Yuan Yi Zhu wrote, “Many of the factors essential to the cure [of British problems] are outside of [Liz Truss’] control …”

No intelligent person would blame Liz Truss for problems that are outside of her control. For example, most of the inflation in the United Kingdom is due indirectly to macroeconomic factors, of which one is the war in Ukraine. Truss was not responsible for the war there and has little control over it.

She is, however, responsible for things that are within her control. There are 2 important issues, which require her immediate attention.

First, she must keep her promise to expand the Rwanda policy: deporting illegal aliens to Rwanda.

If she fails to protect the borders, then the British fate will become the American fate. By 2040, the United States will cease being a Western nation, due to open borders. By 2040, most Americans will reject Western culture, and Hispanic culture will dominate. In California, 40% of the residents are currently Hispanic. Most residents of the state already reject Western culture, and Hispanic culture dominates.

Second, she must distance the UK from the United States. That would include exiting the America security architecture. 

Either the UK or Germany are potential leaders of the West. Facilitating such leadership would be changing the prime ministership to a presidential system in which a president is elected once per 4 years.

As president of the UK, Liz Truss could more effectively lead the West.
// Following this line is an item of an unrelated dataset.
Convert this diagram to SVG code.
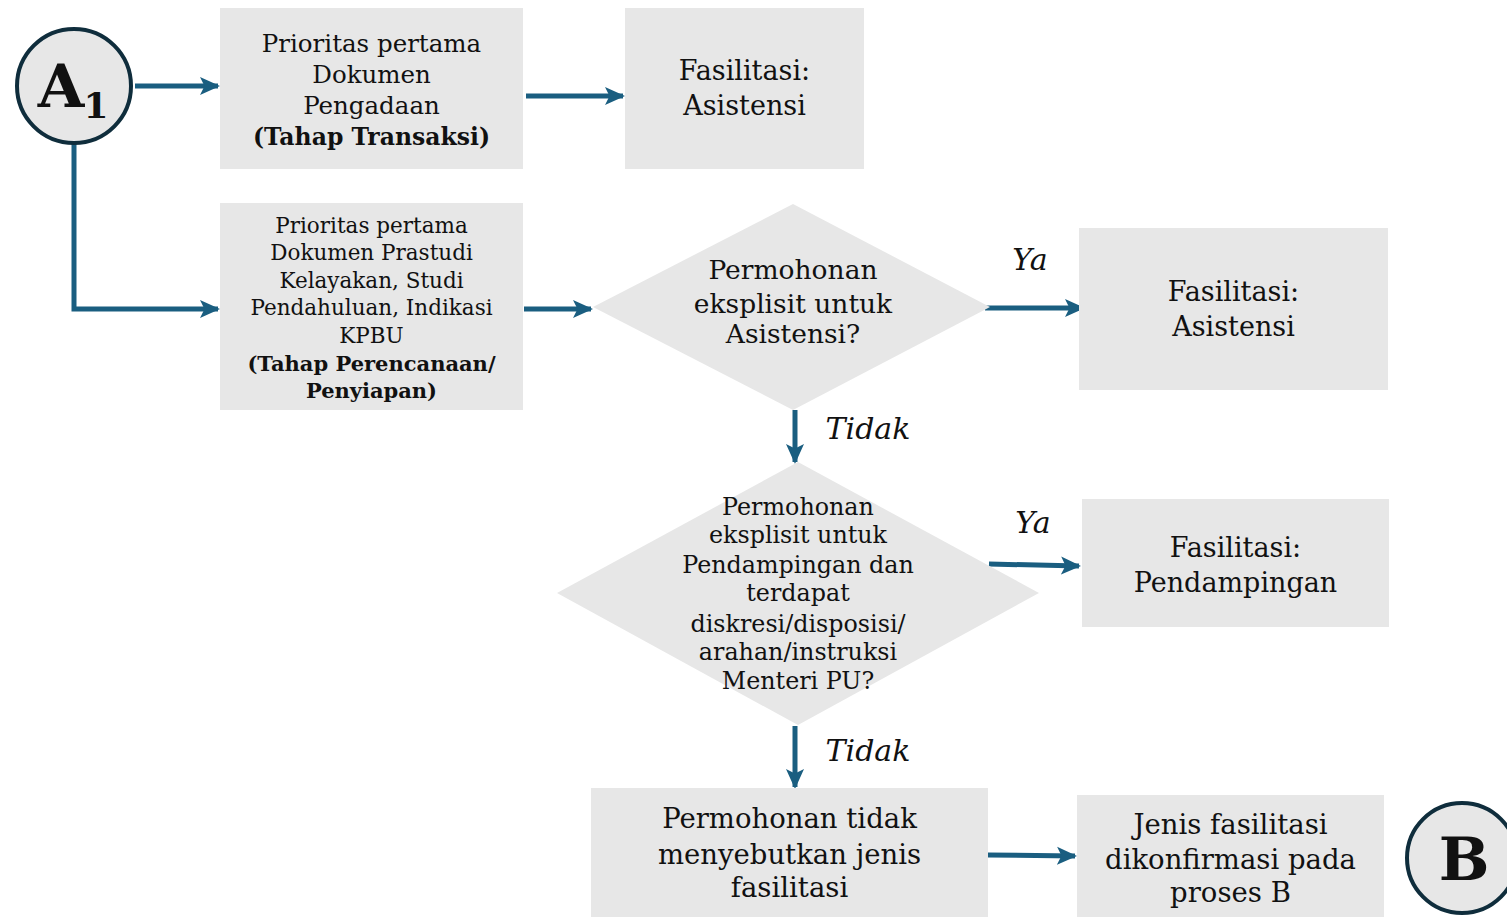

Get more info about this issue.

Stuart Sutherland
Stuart Sutherland
2 months ago

Bring back Boris! At least he was entertaining.

Doug Pingel
Doug Pingel
2 months ago

There are too many comedians in Parliament without him and, unfortunately, the joke is on us with their allowances and perks, ETC. What we need right now is some good, solid, competant management from both sides of both Houses.

Andrew Martin
Andrew Martin
2 months ago

He’ll be busy earning his £Millions to keep Carrie in a lifestyle she is accustomed to.